Único espaço público de lazer de toda a região, os 8 hectares do parque foram desapropriados pela administração municipal em 2011 e já foram alvo de muita luta da sociedade justamente por nunca terem recebido os cuidados devidos por parte das autoridades, estando até hoje sem luz, sem segurança e sem capinação. Um grupo de moradores, inclusive, havia acabado de divulgar a realização de um movimento, previsto para o próximo sábado, 8, com atividades lúdicas e culturais para pedir melhorias no espaço.

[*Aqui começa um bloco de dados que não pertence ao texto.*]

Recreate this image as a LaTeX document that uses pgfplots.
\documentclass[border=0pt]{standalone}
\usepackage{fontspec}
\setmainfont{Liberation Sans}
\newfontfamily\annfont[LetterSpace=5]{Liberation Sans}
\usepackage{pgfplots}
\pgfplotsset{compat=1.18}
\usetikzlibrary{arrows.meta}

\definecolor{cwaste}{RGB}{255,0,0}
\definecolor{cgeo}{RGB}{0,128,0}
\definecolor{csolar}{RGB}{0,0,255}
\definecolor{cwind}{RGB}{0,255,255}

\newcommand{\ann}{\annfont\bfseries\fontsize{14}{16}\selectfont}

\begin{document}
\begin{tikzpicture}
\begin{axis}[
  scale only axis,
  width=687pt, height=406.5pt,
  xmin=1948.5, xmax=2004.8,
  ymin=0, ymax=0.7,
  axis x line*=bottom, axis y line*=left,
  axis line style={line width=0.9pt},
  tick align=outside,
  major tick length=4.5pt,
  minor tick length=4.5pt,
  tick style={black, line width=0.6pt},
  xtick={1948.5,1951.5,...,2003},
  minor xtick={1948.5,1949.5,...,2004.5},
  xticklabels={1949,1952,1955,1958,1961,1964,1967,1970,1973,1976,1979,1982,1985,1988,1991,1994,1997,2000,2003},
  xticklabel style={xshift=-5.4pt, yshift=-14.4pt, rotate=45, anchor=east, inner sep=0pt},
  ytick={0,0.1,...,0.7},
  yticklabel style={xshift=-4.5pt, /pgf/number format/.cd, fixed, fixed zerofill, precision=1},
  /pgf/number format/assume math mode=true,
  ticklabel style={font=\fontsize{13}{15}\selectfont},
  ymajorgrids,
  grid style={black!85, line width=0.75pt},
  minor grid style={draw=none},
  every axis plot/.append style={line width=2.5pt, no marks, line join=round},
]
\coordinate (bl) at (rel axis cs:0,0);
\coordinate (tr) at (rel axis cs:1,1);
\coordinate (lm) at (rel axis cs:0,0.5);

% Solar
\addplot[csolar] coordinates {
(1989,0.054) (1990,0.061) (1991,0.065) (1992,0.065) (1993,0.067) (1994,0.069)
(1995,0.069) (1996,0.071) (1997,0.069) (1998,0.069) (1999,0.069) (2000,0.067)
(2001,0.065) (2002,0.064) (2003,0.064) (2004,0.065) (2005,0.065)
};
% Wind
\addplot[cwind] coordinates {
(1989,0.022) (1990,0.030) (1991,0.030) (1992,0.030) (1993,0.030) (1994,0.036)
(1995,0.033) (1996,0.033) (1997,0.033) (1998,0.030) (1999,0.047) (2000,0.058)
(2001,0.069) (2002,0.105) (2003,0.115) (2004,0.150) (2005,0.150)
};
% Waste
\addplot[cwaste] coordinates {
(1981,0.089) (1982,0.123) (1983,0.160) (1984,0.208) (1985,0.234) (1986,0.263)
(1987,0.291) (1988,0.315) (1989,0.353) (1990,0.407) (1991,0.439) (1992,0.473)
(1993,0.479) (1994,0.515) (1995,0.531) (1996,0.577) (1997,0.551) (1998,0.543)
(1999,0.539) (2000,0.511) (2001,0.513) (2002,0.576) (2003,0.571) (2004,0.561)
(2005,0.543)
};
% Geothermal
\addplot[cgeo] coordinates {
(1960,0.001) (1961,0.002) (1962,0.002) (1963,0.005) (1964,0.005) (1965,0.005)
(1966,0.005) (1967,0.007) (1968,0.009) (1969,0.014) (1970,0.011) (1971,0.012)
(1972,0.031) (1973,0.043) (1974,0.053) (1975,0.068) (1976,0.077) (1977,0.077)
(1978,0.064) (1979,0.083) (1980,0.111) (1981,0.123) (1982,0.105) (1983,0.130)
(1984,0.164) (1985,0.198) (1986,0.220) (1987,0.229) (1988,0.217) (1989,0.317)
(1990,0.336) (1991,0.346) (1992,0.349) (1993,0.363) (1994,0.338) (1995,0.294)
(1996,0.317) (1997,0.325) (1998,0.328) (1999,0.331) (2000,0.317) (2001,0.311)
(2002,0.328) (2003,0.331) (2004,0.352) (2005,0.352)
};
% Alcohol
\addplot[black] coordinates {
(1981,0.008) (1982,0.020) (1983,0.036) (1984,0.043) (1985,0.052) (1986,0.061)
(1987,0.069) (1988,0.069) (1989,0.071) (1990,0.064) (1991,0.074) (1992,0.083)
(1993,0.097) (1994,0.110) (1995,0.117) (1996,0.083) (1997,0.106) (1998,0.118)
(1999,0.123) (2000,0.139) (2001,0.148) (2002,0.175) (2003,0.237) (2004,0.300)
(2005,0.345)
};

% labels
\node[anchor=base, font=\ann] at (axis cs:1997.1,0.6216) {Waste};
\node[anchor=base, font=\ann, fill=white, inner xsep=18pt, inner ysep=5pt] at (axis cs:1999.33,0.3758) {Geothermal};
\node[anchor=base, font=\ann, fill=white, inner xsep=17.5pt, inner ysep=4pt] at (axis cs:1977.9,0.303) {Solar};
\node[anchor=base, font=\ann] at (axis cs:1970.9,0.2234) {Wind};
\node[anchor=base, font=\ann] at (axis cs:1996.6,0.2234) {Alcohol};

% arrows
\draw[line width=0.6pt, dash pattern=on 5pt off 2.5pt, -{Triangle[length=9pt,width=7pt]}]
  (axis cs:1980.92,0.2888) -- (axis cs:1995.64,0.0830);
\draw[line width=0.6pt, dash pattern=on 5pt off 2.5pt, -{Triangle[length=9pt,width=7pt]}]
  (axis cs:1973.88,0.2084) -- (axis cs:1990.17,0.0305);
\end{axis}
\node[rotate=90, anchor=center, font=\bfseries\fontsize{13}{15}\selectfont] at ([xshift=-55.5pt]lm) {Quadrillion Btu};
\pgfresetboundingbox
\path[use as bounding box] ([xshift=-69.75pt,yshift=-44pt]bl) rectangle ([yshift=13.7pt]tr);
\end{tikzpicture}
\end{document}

A notícia da devolução do espaço para seu antigo dono deixou toda a comunidade atônita. Para uma das organizadoras do ato de sábado, a educadora Ester Rosa, moradora de Aldeia há 15 anos, o decreto do prefeito deixou a todos indignados. “Ficamos surpreendidos que uma questão dessa importância não tenha sido debatida com a comunidade. Nossa inquietação era pelo fato de que o parque existe há tantos anos, as pessoas da comunidade o utilizam tanto, mas em condições tão precárias. O movimento vai continuar e agora mais do que nunca vamos chamar a atenção de todos para que o parque continue a ser da cidade e da população, que tem todo o direito de ter um espaço de lazer e cultura iluminado e seguro”, diz.

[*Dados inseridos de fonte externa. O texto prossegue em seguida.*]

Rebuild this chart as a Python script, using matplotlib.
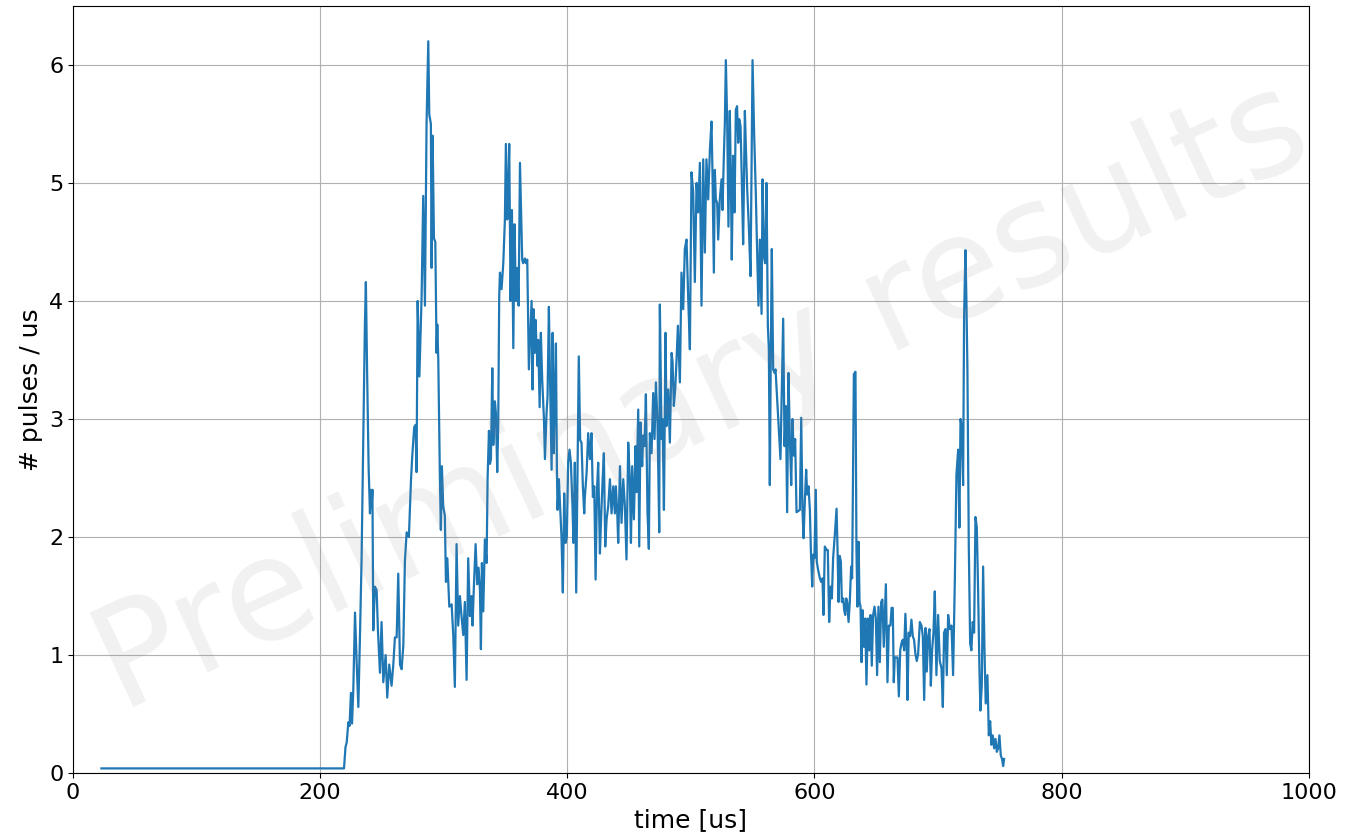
import matplotlib
matplotlib.use("Agg")
import matplotlib.pyplot as plt

# pulse rate vs time
time_us = [
    23.0, 219.3, 220.5, 221.5, 222.8, 223.8, 224.9, 225.8, 226.8, 228.2,
    229.5, 230.9, 232.2, 233.5, 235.0, 236.2, 237.0, 238.0, 239.2, 240.3,
    241.0, 241.6, 242.3, 243.0, 244.3, 245.7, 246.8, 248.4, 249.7, 251.1,
    253.0, 254.3, 255.9, 257.8, 259.2, 260.5, 261.9, 263.2, 264.6, 265.9,
    267.3, 268.6, 270.0, 271.8, 273.5, 274.5, 276.1, 277.2, 278.0, 278.9,
    280.3, 282.1, 283.4, 284.8, 286.1, 287.5, 288.3, 289.6, 290.2, 291.0,
    292.1, 293.2, 294.2, 294.8, 295.6, 296.9, 297.7, 298.5, 299.6, 300.9,
    301.8, 302.9, 304.5, 306.4, 307.7, 309.0, 310.4, 311.7, 313.1, 314.4,
    315.8, 317.1, 318.5, 319.8, 321.2, 322.5, 323.3, 324.4, 325.8, 327.1,
    328.2, 329.3, 330.1, 330.9, 332.0, 333.3, 334.7, 335.5, 336.6, 337.4,
    338.2, 339.3, 340.1, 341.4, 342.2, 343.3, 344.1, 344.9, 345.5, 346.8,
    348.2, 349.5, 350.3, 351.4, 352.2, 353.0, 354.1, 355.2, 356.3, 357.3,
    358.4, 359.5, 360.6, 361.7, 363.5, 364.3, 365.7, 366.5, 367.6, 368.9,
    370.0, 371.1, 371.9, 372.7, 373.5, 374.3, 375.1, 375.9, 376.5, 377.6,
    378.6, 379.7, 381.1, 381.9, 383.2, 384.0, 385.1, 385.9, 387.3, 388.1,
    389.1, 389.9, 390.8, 391.6, 392.1, 393.2, 394.3, 395.3, 396.4, 397.5,
    398.6, 399.6, 400.7, 401.8, 402.9, 404.2, 405.0, 406.1, 407.2, 408.3,
    409.3, 410.4, 411.5, 412.6, 413.7, 414.2, 415.6, 416.9, 418.3, 419.6,
    420.7, 421.8, 422.9, 424.0, 425.0, 426.4, 427.5, 428.6, 429.6, 430.7,
    431.8, 433.1, 434.5, 435.8, 437.2, 438.5, 439.3, 440.4, 441.2, 442.6,
    443.9, 445.3, 446.6, 447.9, 449.3, 450.6, 451.5, 452.5, 453.9, 455.2,
    456.0, 457.4, 458.2, 459.3, 460.6, 461.4, 462.5, 463.6, 464.9, 466.0,
    466.8, 468.2, 469.5, 470.6, 471.7, 473.0, 474.4, 474.9, 476.3, 477.1,
    478.2, 479.5, 480.3, 481.7, 483.0, 484.4, 485.2, 486.2, 487.3, 488.4,
    489.5, 491.1, 492.4, 493.8, 495.1, 496.5, 497.8, 499.2, 500.5, 501.9,
    503.2, 504.6, 505.9, 507.3, 508.6, 510.0, 511.3, 512.6, 514.0, 515.4,
    516.7, 517.5, 518.6, 519.4, 520.2, 521.3, 522.1, 523.4, 524.8, 525.6,
    526.7, 527.5, 528.3, 529.4, 530.4, 531.5, 532.3, 533.1, 534.2, 535.3,
    536.4, 537.4, 538.3, 539.1, 540.2, 541.2, 542.3, 543.7, 544.5, 545.6,
    546.9, 548.3, 549.9, 551.2, 552.6, 553.7, 554.7, 555.8, 557.2, 558.0,
    559.1, 560.1, 561.2, 562.3, 563.1, 563.9, 564.7, 565.5, 566.6, 567.7,
    568.5, 569.8, 570.9, 572.5, 573.9, 574.7, 575.8, 576.9, 577.9, 579.0,
    580.1, 581.2, 582.2, 583.3, 584.4, 585.5, 588.2, 589.3, 590.3, 591.2,
    592.2, 593.3, 594.1, 595.2, 596.3, 597.1, 598.2, 599.0, 600.0, 601.1,
    601.9, 603.0, 604.4, 605.4, 606.5, 607.3, 608.4, 609.8, 610.8, 611.9,
    613.0, 614.1, 615.1, 616.5, 617.9, 618.7, 619.5, 620.5, 621.4, 622.2,
    623.3, 624.1, 624.9, 625.7, 626.5, 627.6, 628.6, 629.7, 630.5, 631.9,
    633.2, 634.0, 634.8, 635.7, 636.5, 637.3, 638.1, 638.9, 640.0, 641.1,
    642.1, 643.2, 644.3, 645.4, 646.4, 647.5, 648.6, 649.7, 650.7, 651.8,
    652.9, 654.0, 655.0, 656.1, 657.8, 659.1, 660.2, 661.5, 662.4, 663.4,
    664.2, 665.0, 666.4, 667.2, 668.3, 669.4, 670.4, 671.5, 672.6, 673.6,
    674.7, 675.3, 676.3, 677.4, 678.5, 679.6, 680.6, 681.7, 682.8, 683.9,
    685.3, 686.6, 687.7, 688.8, 689.9, 690.9, 692.0, 693.1, 694.2, 695.2,
    696.3, 697.4, 698.7, 700.1, 701.4, 702.8, 703.9, 704.9, 706.0, 707.1,
    708.2, 709.5, 710.9, 712.2, 713.6, 714.9, 716.3, 717.3, 718.2, 719.2,
    720.3, 721.1, 722.2, 723.0, 723.8, 724.9, 726.0, 727.0, 728.1, 729.2,
    730.3, 731.4, 732.4, 733.5, 734.3, 735.4, 736.5, 737.6, 738.6, 740.0,
    741.1, 742.2, 743.2, 744.3, 745.4, 746.5, 747.6, 748.6, 749.7, 750.8,
    751.8, 752.7, 753.5,
]

pulses_per_us = [
    0.04, 0.04, 0.22, 0.26, 0.43, 0.40, 0.68, 0.42, 0.70, 1.36,
    0.95, 0.56, 1.15, 1.80, 2.90, 3.80, 4.16, 3.40, 2.60, 2.20,
    2.40, 2.25, 2.40, 1.21, 1.58, 1.55, 1.20, 0.85, 1.28, 0.77,
    1.00, 0.64, 0.92, 0.74, 0.92, 1.15, 1.15, 1.69, 0.92, 0.88,
    1.08, 1.80, 2.04, 2.00, 2.48, 2.68, 2.93, 2.95, 2.55, 4.00,
    3.36, 4.04, 4.89, 3.96, 5.50, 6.20, 5.58, 5.50, 4.28, 5.40,
    4.53, 4.50, 3.56, 3.80, 3.50, 2.50, 2.06, 2.60, 2.26, 2.18,
    1.62, 1.82, 1.41, 1.43, 1.17, 0.73, 1.94, 1.25, 1.50, 1.33,
    1.17, 1.45, 0.79, 1.82, 1.33, 1.50, 1.25, 1.58, 1.94, 1.60,
    1.74, 1.55, 1.05, 1.78, 1.37, 1.98, 1.78, 2.50, 2.90, 2.62,
    2.66, 3.43, 2.78, 3.15, 3.05, 2.55, 2.95, 4.04, 4.24, 4.10,
    4.32, 4.69, 5.33, 4.69, 4.91, 5.33, 4.00, 4.77, 3.60, 4.65,
    4.00, 4.28, 3.96, 5.17, 4.35, 4.32, 4.36, 4.32, 4.35, 3.42,
    3.70, 4.00, 3.25, 3.93, 3.56, 3.84, 3.62, 3.45, 3.67, 3.10,
    3.73, 3.33, 3.00, 2.66, 3.05, 3.19, 3.95, 3.42, 2.57, 3.73,
    2.71, 3.22, 3.64, 2.57, 2.23, 2.49, 2.23, 2.00, 1.53, 2.37,
    1.95, 2.00, 2.63, 2.74, 2.63, 2.26, 1.95, 2.63, 1.53, 2.57,
    3.53, 2.82, 2.80, 2.43, 2.20, 2.34, 2.54, 2.88, 2.66, 2.88,
    2.34, 2.43, 1.64, 2.40, 2.63, 1.86, 2.20, 2.49, 2.71, 1.92,
    2.15, 2.26, 2.49, 2.20, 2.43, 2.20, 2.43, 2.21, 1.95, 2.60,
    2.12, 2.49, 2.26, 1.81, 2.80, 2.49, 1.95, 2.60, 2.15, 2.77,
    2.38, 3.08, 1.92, 2.97, 2.60, 2.86, 2.77, 3.21, 2.21, 1.90,
    2.88, 2.71, 3.22, 2.83, 3.31, 2.97, 2.04, 3.97, 2.83, 3.00,
    2.23, 3.73, 2.94, 3.25, 2.80, 3.56, 3.48, 3.11, 3.25, 3.50,
    3.79, 3.31, 4.24, 3.93, 4.44, 4.52, 4.04, 3.59, 5.09, 4.92,
    4.16, 5.00, 4.75, 5.17, 3.96, 5.20, 4.41, 5.20, 4.86, 5.28,
    5.52, 5.08, 4.24, 5.11, 4.86, 4.83, 4.52, 4.86, 5.03, 4.77,
    5.23, 5.51, 6.04, 5.51, 4.63, 5.61, 5.08, 4.35, 5.23, 4.75,
    5.62, 5.65, 5.34, 5.54, 5.48, 5.03, 4.48, 5.61, 5.31, 4.94,
    4.63, 4.21, 6.04, 5.42, 4.89, 4.38, 3.96, 4.52, 3.89, 5.03,
    4.38, 4.32, 5.00, 3.79, 3.59, 2.44, 3.59, 4.44, 3.42, 3.39,
    3.42, 3.17, 2.97, 2.66, 3.39, 3.85, 2.77, 3.11, 2.21, 3.39,
    2.83, 2.44, 3.00, 2.69, 2.83, 2.21, 2.23, 3.01, 2.23, 1.99,
    2.30, 2.57, 2.36, 2.43, 2.23, 1.89, 1.58, 1.85, 1.82, 2.40,
    1.79, 1.72, 1.65, 1.62, 1.65, 1.34, 1.92, 1.89, 1.89, 1.28,
    1.58, 1.48, 1.82, 2.02, 2.24, 1.89, 1.45, 1.84, 1.79, 1.45,
    1.48, 1.38, 1.34, 1.48, 1.45, 1.28, 1.45, 1.75, 1.65, 3.38,
    3.40, 1.89, 1.41, 1.96, 1.45, 1.41, 0.94, 1.38, 1.07, 1.31,
    0.75, 1.31, 1.04, 1.34, 0.91, 1.34, 1.41, 1.31, 0.83, 1.41,
    0.94, 1.45, 1.47, 1.07, 1.60, 0.77, 1.25, 1.25, 1.40, 1.40,
    0.77, 0.98, 0.98, 0.98, 0.65, 1.04, 1.10, 1.13, 1.04, 1.35,
    1.04, 0.62, 1.19, 1.16, 1.30, 1.16, 1.13, 1.01, 0.95, 1.01,
    1.28, 1.25, 1.16, 0.62, 1.23, 0.86, 1.16, 1.22, 0.74, 1.04,
    1.19, 1.54, 0.83, 1.34, 0.95, 0.89, 0.56, 1.19, 1.22, 0.83,
    1.34, 1.22, 1.25, 0.83, 1.63, 2.53, 2.74, 2.08, 3.00, 2.94,
    2.44, 3.87, 4.43, 3.99, 3.42, 1.93, 1.10, 1.04, 1.28, 1.19,
    2.17, 2.08, 1.57, 0.89, 0.53, 0.74, 1.75, 1.04, 0.59, 0.83,
    0.32, 0.44, 0.24, 0.32, 0.21, 0.29, 0.18, 0.21, 0.32, 0.15,
    0.12, 0.06, 0.12,
]

x_ticks = [0, 200, 400, 600, 800, 1000]
y_ticks = [0, 1, 2, 3, 4, 5, 6]

fig, ax = plt.subplots(figsize=(13.52, 8.34), dpi=100)
fig.subplots_adjust(left=0.054, right=0.968, top=0.993, bottom=0.073)

ax.plot(time_us, pulses_per_us, color="#1f77b4", linewidth=1.6)

ax.set_xlim(0, 1000)
ax.set_ylim(0, 6.5)
ax.set_xticks(x_ticks)
ax.set_yticks(y_ticks)
ax.tick_params(labelsize=16)
ax.set_xlabel("time [us]", fontsize=18)
ax.set_ylabel("# pulses / us", fontsize=18)
ax.grid(True)

# watermark across the plot
ax.text(0.509, 0.488, "Preliminary results", transform=ax.transAxes,
        fontsize=102, color="gray", alpha=0.11, rotation=25,
        ha="center", va="center")

fig.savefig("out.png", dpi=100)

A reportagem não conseguiu falar com nenhum representante da Prefeitura, além da Secretaria de Comunicação que, no fim do dia, soltou uma nota informando que “a devolução aconteceu devido às diversas irregularidades contratuais que obrigaram a Prefeitura a restituir nesta gestão a diferença paga em favor do antigo proprietário, no valor de R$ 10.170.000,00, tendo em vista que o processo de desapropriação continua em curso, ou seja, não aconteceu”. (Leia a íntegra da nota abaixo)

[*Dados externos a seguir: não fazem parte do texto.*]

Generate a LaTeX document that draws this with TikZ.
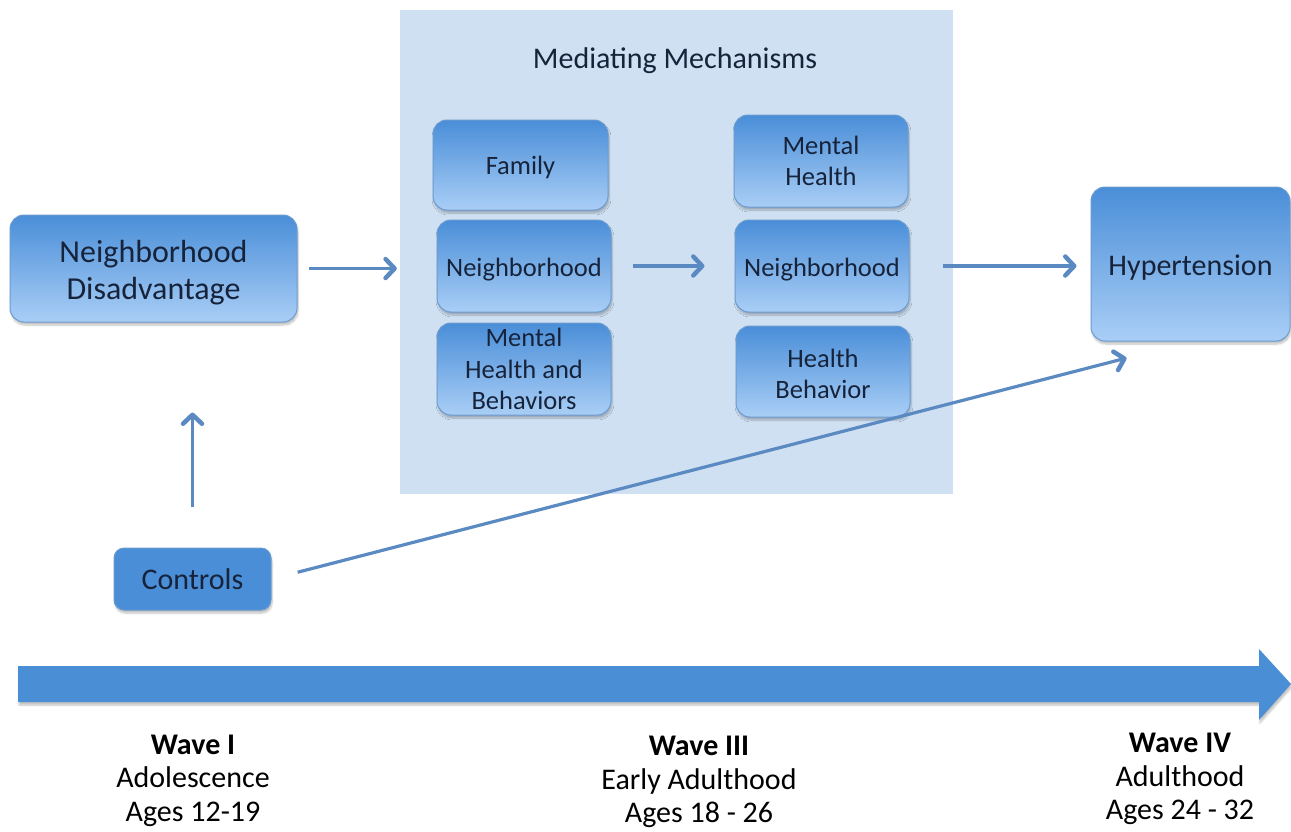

O terreno, que fica ao lado da Estrada do Cajá, foi desapropriado em 2011 pelo então prefeito João Lemos depois que a família Torquato Castro já a havia vendido para uma incorporadora. Na época, a derrubada de dezenas de jaqueiras para a construção de um empreendimento imobiliário provocou uma grande comoção entre os moradores, que chegaram a realizar um protesto na Estrada.
Com a desapropriação paga com recursos da Secretaria de Educação do município, a Prefeitura anunciou que tornaria o local um centro de caráter educativo, chegando a ser chamado de Parque Espaço Saber. Réplicas de animais pré-históricos foram comprados e até hoje estão no terreno.
A gestão seguinte, do prefeito Jorge Alexandre, desafetou a área para desvinculá-la da Secretaria de Educação. Com isso, o local passou a ser classificado como parque público dedicado ao lazer, práticas esportivas e cultura. O problema é que, ainda em 2012, o projeto de construção do Espaço Saber acabou sendo embargado pela CPRH por prever obras próximas à nascente do Rio das Pacas.
Em outubro do ano passado, comprometido com a causa do parque, o prefeito Meira encaminhou à Câmara Municipal de Camaragibe o Projeto de Lei Nº 054/2017, tendo ele próprio comparecido à sessão e defendido o projeto, em caráter de urgência, tratando da desafetação de uma rua situada na área da Água Mineral Santa Joana (km 9,8). O PL, aprovado pelos vereadores com 11 votos favoráveis, determinou que os recursos advindos da desafetação fossem aplicados integralmente no parque de Aldeia.
Este ano, depois de diversas reuniões com a comunidade, a Prefeitura refez o projeto do parque e obteve a suspensão do embargo da CPRH. Em seguida promoveu uma votação eletrônica para escolha do nome do lugar, na qual venceu a proposta de chamar-se Parque Aldeia dos Camarás.
No mês de junho passado, mais de mil mudas foram plantadas para fazer rebrotar o Rio das Pacas, hoje praticamente seco. O plantio foi parte de um projeto da APA Aldeia-Beberibe, que também previa a implantação do primeiro viveiro florestal do Estado de Pernambuco dentro do parque de Aldeia.
Dois meses atrás, no entanto, uma nova polêmica ameaçou os projetos ambientais pensados para o parque. O prefeito Meira ordenou a abertura de uma rua que passava dentro da área do parque, na tentativa de construir um binário para facilitar o trânsito na comunidade do Vera Cruz. Como não havia licença ambiental, a obra foi temporariamente embargada e a Prefeitura – e o prefeito – receberam multas.
Com o decreto, que foi publicado nesta quarta, não se sabe o que pode acontecer com a área daqui para frente. Mas tudo indica que essa novela ainda vai ter muitos capítulos.